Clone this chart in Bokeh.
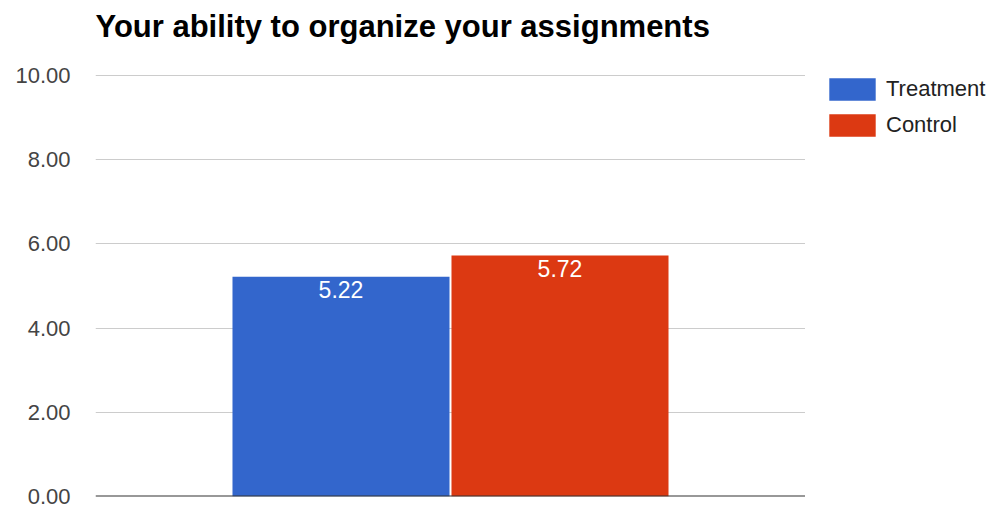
from bokeh.plotting import figure
from bokeh.layouts import row
from bokeh.models import (FactorRange, Range1d, FixedTicker, NumeralTickFormatter,
                          Span, Legend, LegendItem, ColumnDataSource)
from bokeh.embed import file_html
from bokeh.resources import INLINE
from bokeh.core.properties import value

# ---- data ----
title_text = "Your ability to organize your assignments"
series = ["Treatment", "Control"]
values = [5.22, 5.72]
colors = ["#3366CC", "#DC3912"]
y_ticks = [0, 2, 4, 6, 8, 10]

FONT = "Liberation Sans"

p = figure(width=805, height=509, output_backend="svg", toolbar_location=None,
           x_range=FactorRange(factors=series, range_padding=0.621,
                               range_padding_units="absolute"),
           y_range=Range1d(0, 10.02), x_axis_location=None,
           min_border_left=95, min_border_right=0, min_border_top=74,
           min_border_bottom=13)

# title with a trailing blank line to lift it away from the plot frame
p.title.text = title_text + "\n"
p.title.text_font = FONT
p.title.text_font_size = "31px"
p.title.text_font_style = "bold"
p.title.text_color = "#000000"
p.title.text_line_height = 0.86
p.title.align = "left"
p.title.standoff = 0

p.outline_line_color = None
p.background_fill_color = "white"
p.border_fill_color = "white"

p.xgrid.grid_line_color = None
p.ygrid.grid_line_color = "#cccccc"
p.ygrid.grid_line_width = 1

yax = p.yaxis[0]
yax.ticker = FixedTicker(ticks=y_ticks)
yax.formatter = NumeralTickFormatter(format="0.00")
yax.axis_line_color = None
yax.major_tick_line_color = None
yax.minor_tick_line_color = None
yax.major_tick_out = 0
yax.major_tick_in = 0
yax.major_label_standoff = 25
yax.major_label_text_font = FONT
yax.major_label_text_font_size = "22px"
yax.major_label_text_color = "#444444"

for s, v, c in zip(series, values, colors):
    src = ColumnDataSource(dict(x=[s], top=[v], lab=[f"{v:.2f}"]))
    p.vbar(x="x", top="top", width=0.991, source=src, fill_color=c,
           line_color=None)
    p.text(x="x", y="top", text="lab", source=src, text_align="center",
           text_baseline="top", y_offset=4, text_color="white",
           text_font=value(FONT), text_font_size="23px")

p.add_layout(Span(location=0, dimension="width", line_color="#333333",
                  line_width=2))

# ---- legend panel (separate figure to the right) ----
q = figure(width=186, height=509, output_backend="svg", toolbar_location=None,
           x_range=FactorRange(factors=series), y_range=Range1d(0, 10),
           x_axis_location=None, y_axis_location=None, min_border=0)
q.outline_line_color = None
q.background_fill_color = "white"
q.border_fill_color = "white"
q.grid.visible = False

items = []
for s, v, c in zip(series, values, colors):
    r = q.vbar(x=[s], top=[v], width=0.9, fill_color=c, line_color=None)
    r.visible = False
    items.append(LegendItem(label=s, renderers=[r]))

legend = Legend(items=items, location=(18, 357), orientation="vertical",
                glyph_width=58, glyph_height=28, spacing=8, label_standoff=5,
                label_height=28, padding=0, margin=0,
                label_text_font=FONT, label_text_font_size="22px",
                label_text_color="#222222", inactive_fill_alpha=0,
                border_line_color=None, background_fill_alpha=0)
q.add_layout(legend, "center")

layout = row(p, q, spacing=0)
open("out.html", "w").write(file_html(layout, INLINE))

:::::

What to work on: Write out the lines from the start of the material to the line with "min_border_bottom=13)", inclusive and exactly. Skip the pictures.

Written response:
Clone this chart in Bokeh.
from bokeh.plotting import figure
from bokeh.layouts import row
from bokeh.models import (FactorRange, Range1d, FixedTicker, NumeralTickFormatter,
                          Span, Legend, LegendItem, ColumnDataSource)
from bokeh.embed import file_html
from bokeh.resources import INLINE
from bokeh.core.properties import value

# ---- data ----
title_text = "Your ability to organize your assignments"
series = ["Treatment", "Control"]
values = [5.22, 5.72]
colors = ["#3366CC", "#DC3912"]
y_ticks = [0, 2, 4, 6, 8, 10]

FONT = "Liberation Sans"

p = figure(width=805, height=509, output_backend="svg", toolbar_location=None,
           x_range=FactorRange(factors=series, range_padding=0.621,
                               range_padding_units="absolute"),
           y_range=Range1d(0, 10.02), x_axis_location=None,
           min_border_left=95, min_border_right=0, min_border_top=74,
           min_border_bottom=13)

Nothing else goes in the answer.